Jane Kaufman Winn, The Hedgehog and the Fox: Distinguishing Public and Private Sector Approaches to Managing Risk for Internet Transactions, 51 Admin. L. Rev. 955 (1999), https://digitalcommons.law.uw.edu/faculty-articles/168
Administrative Law Review
In his essay The Hedgehog and the Fox, Isaiah Berlin used an ancient Greek proverb comparing these animals as a metaphor to express a deep division among thinkers and writers in their understanding of the human condition. In this essay, I extend the metaphor to contrast the differing approaches to risk management taken by the public sector in the exercise of its sovereign functions and that taken by members of the private sector in the conduct of commercial transactions.
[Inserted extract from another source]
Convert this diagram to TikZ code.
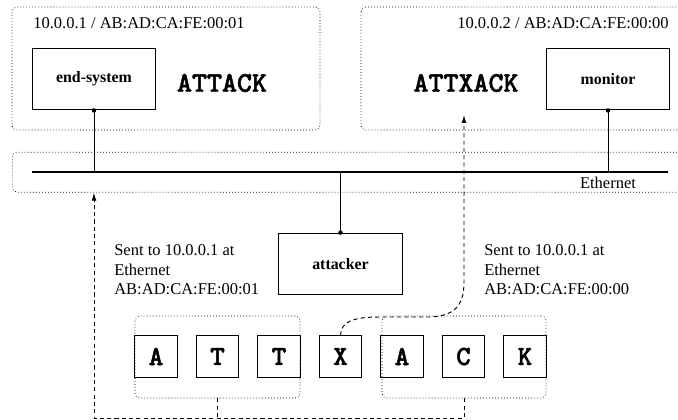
\documentclass[tikz,border=0pt]{standalone}
\usepackage{fontspec}
\setmainfont{Liberation Serif}
\newfontfamily\pktfont{lmmonolt10-bold.otf}[FakeBold=1.6]
\usetikzlibrary{arrows.meta}

\tikzset{
  hostbox/.style={draw, dash pattern=on 0.5pt off 1.4pt, rounded corners=3pt},
  sysbox/.style={draw, line width=0.6pt, minimum width=78pt, minimum height=39pt, font=\bfseries},
  charbox/.style={draw, line width=0.6pt, minimum width=26.5pt, minimum height=26pt, font=\fontsize{17.5}{19}\selectfont\pktfont},
  bigword/.style={font=\fontsize{18}{20}\selectfont\pktfont},
  note/.style={align=left, inner sep=0pt},
  link/.style={line width=0.5pt},
  pkt/.style={line width=0.6pt, dash pattern=on 2.6pt off 2pt}
}

\begin{document}
\begin{tikzpicture}[x=0.63pt, y=-0.63pt, font=\fontsize{10.4}{12.3}\selectfont]
      \useasboundingbox (0,0) rectangle (678,420);
      \clip (0,0) rectangle (678,420);

      % Hosts (dotted frames)
      \draw[hostbox] (12,7) rectangle (320,130);
      \draw[hostbox] (361,7) rectangle (700,130);
      \node[anchor=west, inner sep=0pt] (ip1) at (33,23) {10.0.0.1 / AB:AD:CA:FE:00:01};
      \node[anchor=east, inner sep=0pt] (ip2) at (669,23) {10.0.0.2 / AB:AD:CA:FE:00:00};

      \node[sysbox] (es) at (94,79) {end-system};
      \node[bigword] (w1) at (222,83) {ATTACK};
      \node[sysbox] (mon) at (608,79) {monitor};
      \node[bigword] (w2) at (466,83) {ATTXACK};

      % Ethernet segment
      \node[hostbox, minimum width=435pt, minimum height=25.2pt, anchor=north west] (lan) at (12,152) {};
      \coordinate (ethL) at (32,172);
      \coordinate (ethR) at (668,172);
      \draw[line width=1.2pt] (ethL) -- (ethR);
      \node[inner sep=0pt] (ethlbl) at (608,183) {Ethernet};

      % Attacker
      \node[sysbox] (att) at (340.5,264) {attacker};

      % Taps onto the wire
      \draw[link] (es.south) -- (es.south |- ethL);
      \fill (es.south) circle (1.4pt);
      \draw[link] (mon.south) -- (mon.south |- ethL);
      \fill (mon.south) circle (1.4pt);
      \draw[link] (att.north) -- (att.north |- ethL);
      \fill (att.north) circle (1.4pt);

      % Notes
      \node[note, anchor=west] (n1) at (114,270) {Sent to 10.0.0.1 at\\Ethernet\\AB:AD:CA:FE:00:01};
      \node[note, anchor=west] (n2) at (484,270) {Sent to 10.0.0.1 at\\Ethernet\\AB:AD:CA:FE:00:00};

      % Packet letters
      \foreach \ch [count=\i] in {A,T,T,X,A,C,K}
        \node[charbox] (c\i) at (156+61.5*\i-61.5, 356.5) {\ch};

      % Fragment groups
      \node[hostbox, minimum width=104pt, minimum height=51.7pt] (gL) at (217.5,357) {};
      \node[hostbox, minimum width=103.3pt, minimum height=51.7pt] (gR) at (464,357) {};

      % Paths of the fragments
      \coordinate (botL) at (94,418);
      \coordinate (tipR) at (464,115);
      \draw[pkt] (gL.south) -- (gL.south |- botL);
      \draw[pkt, -{Latex[length=5pt,width=3pt]}] (gR.south) -- (gR.south |- botL) -- (botL) -- (lan.south -| es.south);
      \draw[pkt, -{Latex[length=5pt,width=3pt]}] (c4.north) .. controls (341,322) and (352,317) .. (380,317)
        -- (430,317) .. controls (455,316) and (464,305) .. (464,282) -- (tipR);
    \end{tikzpicture}
\end{document}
In light of the differences in these basic approaches to questions of risk management, I will evaluate some widely discussed models of public key infrastructures for administering digital signature authentication systems. The basic model most commonly discussed today can easily be assimilated to the public sector model of risk management, but does not readily permit the incorporation of the most important features of private sector risk management models. As a result, I predict that before digital signature technology will gain widespread use in business technology, further significant progress will have to be made in the design of public key infrastructures. In addition, I argue that a public sector risk management model is not appropriate for new technology distributed by private actors unless there is a consensus that such an indirect subsidy is in the public interest generally, not just in the interest of certain private promoters of the technology.
Furthermore, before the public sector adopts digital signature technology, political issues outside the scope of risk management policies will have to be addressed. For example, political issues such as the degree of protection to be granted to citizens' privacy rights within such an infrastructure will have to be resolved before a determination can be made whether the use of such a technology is genuinely in the public interest.